May 13, 2023 2.00 pm This story is over 10 months old

From Parish to County: An exploration of local democracy in Lincolnshire

The role of every level of in local government

Understanding the structure of local government in Lincolnshire can be a daunting task for residents – even those “in the know”.

With three tiers of authority, it can be easy to get confused about which authority carries out what responsibilities.

It’s important to understand the roles and responsibilities of each level to effectively engage with local democracy and create positive change in our communities.

Parish Councils

At the bottom of the structure, we have parish councils. Parish councils are responsible for smaller, more local issues such as footpath lighting and litter bins.

There are around 600 parish councils across Lincolnshire.

The most common topics that parish councils get involved with are crime prevention, helping local groups and managing open spaces

Parish councils have limited powers to make decisions. They hold some sway as statutory consultees around planning applications – however, the final decision rests with higher authorities.

District Councils

District councils, the second tier of local government, cover larger areas and are responsible for a range of issues, such as waste collection and planning.

In Lincolnshire, the district councils are City of Lincoln, West Lindsey, East Lindsey, Boston Borough, North Kesteven, South Kesteven and South Holland.

The authorities are responsible for arranging bin collections, which is why some residents will face wildly different collection days and times across the week.

However, they are not responsible for Household Waste Recycling Centres, or tips, which rest with the county council.

Another area where responsibilities are split is around on-street parking. Districts oversee and implement parking permits, however, the county is the one to deal with parking enforcements such as double yellow parking or permit zone intrusions.

They are also responsible for licensing and regulation of taxis, amongst other things.

District councils are responsible for the majority of local planning applications, including deciding if planning permission is granted for everything from business developments and single extensions to housing estates with hundreds of new homes.

They are responsible for producing a local development plan that outlines how land in the county should be used, as well as ensuring that all planning decisions are in line with the plan.

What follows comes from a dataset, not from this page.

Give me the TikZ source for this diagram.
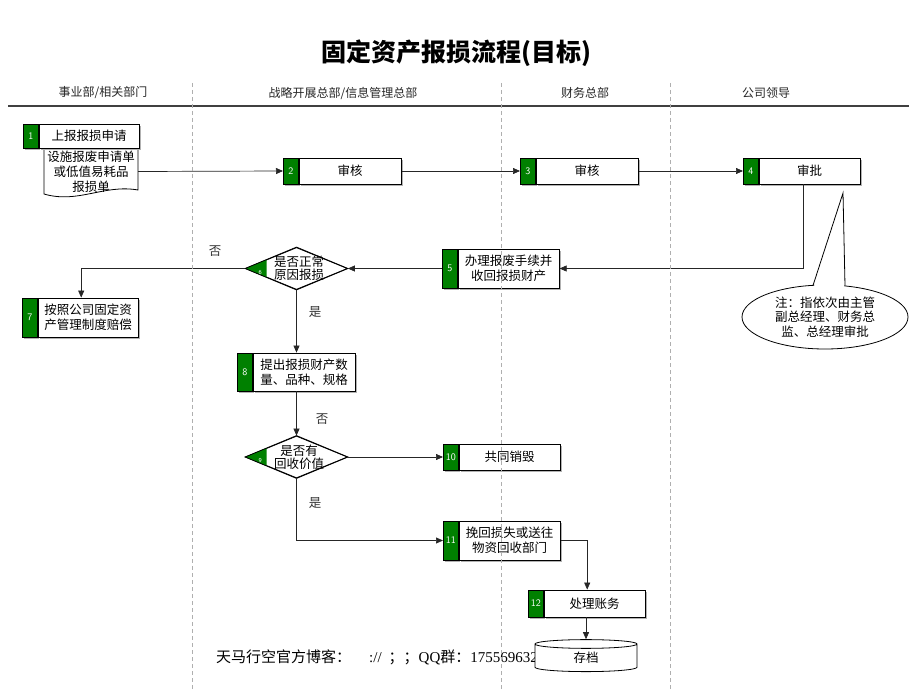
\documentclass[tikz,border=0pt]{standalone}
\usepackage{fontspec}
\usepackage{tikz}
\usetikzlibrary{positioning,shapes.geometric,arrows.meta,calc,shadows}
\setmainfont{Liberation Serif}
\newfontfamily\cjk{Noto Sans CJK SC}
\definecolor{stepgreen}{RGB}{0,128,0}
\definecolor{lanegray}{RGB}{175,175,175}
\tikzset{
  numcell/.style={draw=black, line width=0.8pt, fill=stepgreen, text=white,
    font=\sffamily\fontsize{10}{10}\selectfont, inner sep=0pt, minimum width=15, anchor=west,
    drop shadow={shadow xshift=1.5pt, shadow yshift=-1.5pt, fill=gray!60, opacity=1}},
  txtcell/.style={draw=black, line width=0.8pt, fill=white, align=center, inner sep=0pt,
    font=\cjk\fontsize{12.5}{15}\selectfont,
    drop shadow={shadow xshift=1.5pt, shadow yshift=-1.5pt, fill=gray!60, opacity=1}},
  decision/.style={diamond, draw=black, line width=0.8pt, fill=white, inner sep=0pt,
    minimum width=102, minimum height=42},
  dectext/.style={align=center, inner sep=0pt, font=\cjk\fontsize{12.5}{13.5}\selectfont},
  flow/.style={draw=black!85, line width=0.7pt, -{Triangle[length=7pt,width=6pt]}},
  lane/.style={draw=lanegray, line width=0.8pt, dash pattern=on 4pt off 3pt},
  lbl/.style={font=\cjk\fontsize{12.5}{15}\selectfont, text=black!80},
  head/.style={font=\cjk\fontsize{12}{14}\selectfont, text=black!85},
}
\begin{document}
\begin{tikzpicture}[x=1pt,y=-1pt]
\useasboundingbox (0,0) rectangle (920,690);

% title and lanes
\node[font=\cjk\bfseries\fontsize{25}{28}\selectfont] (title) at (456,53) {固定资产报损流程(目标)};
\node[head] (h1) at (103,93) {事业部/相关部门};
\node[head] (h2) at (343,93) {战略开展总部/信息管理总部};
\node[head] (h3) at (585,93) {财务总部};
\node[head] (h4) at (766,93) {公司领导};
\draw[line width=1.6pt, black!75] (8,106) -- (909,106);

% footer
\node[anchor=west, inner sep=0pt, font=\fontsize{15}{16}\selectfont] (foot) at (216,657)
  {{\cjk 天马行空官方博客：}\hspace{18pt}://\hspace{7pt}{\cjk ；}{\cjk ；}QQ{\cjk 群：}175569632};

% step 1 with document
\draw[line width=0.8pt, fill=white] (44,148) -- (138,148) -- (138,190)
  .. controls (104,184) and (78,204) .. (44,194) -- cycle;
\node[align=center, inner sep=0pt, minimum width=94, minimum height=47,
  font=\cjk\fontsize{12.5}{15}\selectfont] (doc1) at (91,171.5)
  {设施报废申请单\\或低值易耗品\\报损单};
\node[numcell, minimum height=24] (n1) at (23,136) {1};
\node[txtcell, minimum height=24, minimum width=100, right=0pt of n1] (b1) {上报报损申请};

% steps 2-4
\node[numcell, minimum height=26] (n2) at (283,171) {2};
\node[txtcell, minimum height=26, minimum width=102, right=0pt of n2] (b2) {审核};
\node[numcell, minimum height=26] (n3) at (520,171) {3};
\node[txtcell, minimum height=26, minimum width=102, right=0pt of n3] (b3) {审核};
\node[numcell, minimum height=26] (n4) at (743,171) {4};
\node[txtcell, minimum height=26, minimum width=101, right=0pt of n4] (b4) {审批};

% step 5
\node[numcell, minimum height=39] (n5) at (442,268.5) {5};
\node[txtcell, minimum height=39, minimum width=101, right=0pt of n5] (b5) {办理报废手续并\\收回报损财产};

% step 6
\node[decision] (d6) at (296.5,268.5) {};
\fill[stepgreen] (d6.west) -- ($(d6.west)!0.42!(d6.north)$) -- ($(d6.west)!0.42!(d6.south)$) -- cycle;
\draw[line width=0.8pt] (d6.west) -- (d6.north) -- (d6.east) -- (d6.south) -- cycle;
\node[text=white, font=\sffamily\fontsize{6}{6}\selectfont, inner sep=0pt] (k6) at ($(d6.west)+(15,4)$) {6};
\node[dectext] (t6) at (299,268.5) {是否正常\\原因报损};

% step 7
\node[numcell, minimum height=39] (n7) at (22,317.5) {7};
\node[txtcell, minimum height=39, minimum width=100, right=0pt of n7] (b7) {按照公司固定资\\产管理制度赔偿};

% step 8
\node[numcell, minimum height=38] (n8) at (237,372) {8};
\node[txtcell, minimum height=38, minimum width=102, right=0pt of n8] (b8) {提出报损财产数\\量、品种、规格};

% step 9
\node[decision] (d9) at (296.5,457) {};
\fill[stepgreen] (d9.west) -- ($(d9.west)!0.42!(d9.north)$) -- ($(d9.west)!0.42!(d9.south)$) -- cycle;
\draw[line width=0.8pt] (d9.west) -- (d9.north) -- (d9.east) -- (d9.south) -- cycle;
\node[text=white, font=\sffamily\fontsize{6}{6}\selectfont, inner sep=0pt] (k9) at ($(d9.west)+(15,4)$) {9};
\node[dectext] (t9) at (299,457.5) {是否有\\回收价值};

% steps 10-12
\node[numcell, minimum height=26] (n10) at (443,457) {10};
\node[txtcell, minimum height=26, minimum width=101, right=0pt of n10] (b10) {共同销毁};
\node[numcell, minimum height=39] (n11) at (443,540.5) {11};
\node[txtcell, minimum height=39, minimum width=101, right=0pt of n11] (b11) {挽回损失或送往\\物资回收部门};
\node[numcell, minimum height=27] (n12) at (528,603.5) {12};
\node[txtcell, minimum height=27, minimum width=101, right=0pt of n12] (b12) {处理账务};

% archive
\node[cylinder, shape border rotate=90, aspect=0.35, draw=black, line width=0.8pt, fill=white,
  minimum width=102, minimum height=32, inner sep=0pt,
  font=\cjk\fontsize{12.5}{15}\selectfont] (c13) at (586,658) {存档};

% note
\node[ellipse, draw=black, line width=0.8pt, fill=white, minimum width=166, minimum height=64,
  inner sep=0pt, align=center, font=\cjk\fontsize{12.5}{14.5}\selectfont] (note) at (825,317)
  {注：指依次由主管\\副总经理、财务总\\监、总经理审批};
\coordinate (tip4) at (843,193);
\fill[white] (813.5,288) -- (tip4) -- (844.5,288) -- cycle;
\draw[line width=0.8pt] (813,285.5) -- (tip4) -- (845,285.8);

% connectors
\draw[flow] (doc1.east) -- (n2.west);
\draw[flow] (b2.east) -- (n3.west);
\draw[flow] (b3.east) -- (n4.west);
\draw[flow] ([xshift=-6.5]b4.south) |- (b5.east);
\draw[flow] (n5.west) -- (d6.east);
\draw[flow] (d6.west) -| ([xshift=-7]b7.north);
\draw[flow] (d6.south) -- (d6.south |- b8.north);
\draw[flow] (d9.north |- b8.south) -- (d9.north);
\draw[flow] (d9.east) -- (n10.west);
\draw[flow] (d9.south) |- (n11.west);
\draw[flow] (b11.east) -| ([xshift=-7.5]b12.north);
\draw[flow] (c13.north |- b12.south) -- (c13.north);

\node[lbl] (no6) at (215,251) {否};
\node[lbl] (yes6) at (315,312) {是};
\node[lbl] (no9) at (322,419) {否};
\node[lbl] (yes9) at (315,503) {是};

% lane separators
\draw[lane] (192,83) -- (192,690);
\draw[lane] (501,83) -- (501,690);
\draw[lane] (670,83) -- (670,690);
\end{tikzpicture}
\end{document}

They cannot, however, directly ask a business – such as Primark, Disney Store or Ikea – to set up in the town or where to do so, instead having to entice them through other means and hope they get the hint.

District councils also look after benefits for the government, doling out everything from disability to unemployment.

County councils

Lincolnshire County Council is the highest level of local government, overseeing the entire county and are responsible for matters that affect the whole region, such as transport, roads, education and social care.

County councils have responsibility for some planning applications including infrastructure or major industrial projects such as oil wells. Changes to speed limits and other safety measures around roads also come under their planning and regulations remits.

As noted, under transport and roads the county deals with parking enforcement. It also organises public and school buses around the county – though many of these are sub-contracted to private companies.

Lincolnshire County Council is also responsible for ensuring that residents have access to important services such as health and social care.

This includes overseeing the management of hospitals, care homes, and community health services, although much of this is in a consultee role and the authority does not have a direct say on decisions made by health trusts.

Understanding the tiers of local government

While each level of authority has its own responsibilities, there are overlaps and similarities between the three tiers. District and county councils, for example, share responsibility for planning and development.

They also all have the power to levy a council tax to fund services.

Additionally, while parish councils may not have the power to make decisions on larger issues, they can raise concerns and lobby higher authorities for change.

Lincolnshire is also different to a number of its friends and neighbours. In North and North East Lincolnshire, for example, there is a single unitary authority rolling both district and county council roles into one. Rutland to the south is also a single overarching council.

Citizen participation is key to effective local democracy, and there are many ways to get involved at each level of local government.

Attending public meetings, volunteering with community groups and serving as a councillor are all ways to engage with local democracy.

It’s important to remember that local government affects us all, and our voices and opinions matter.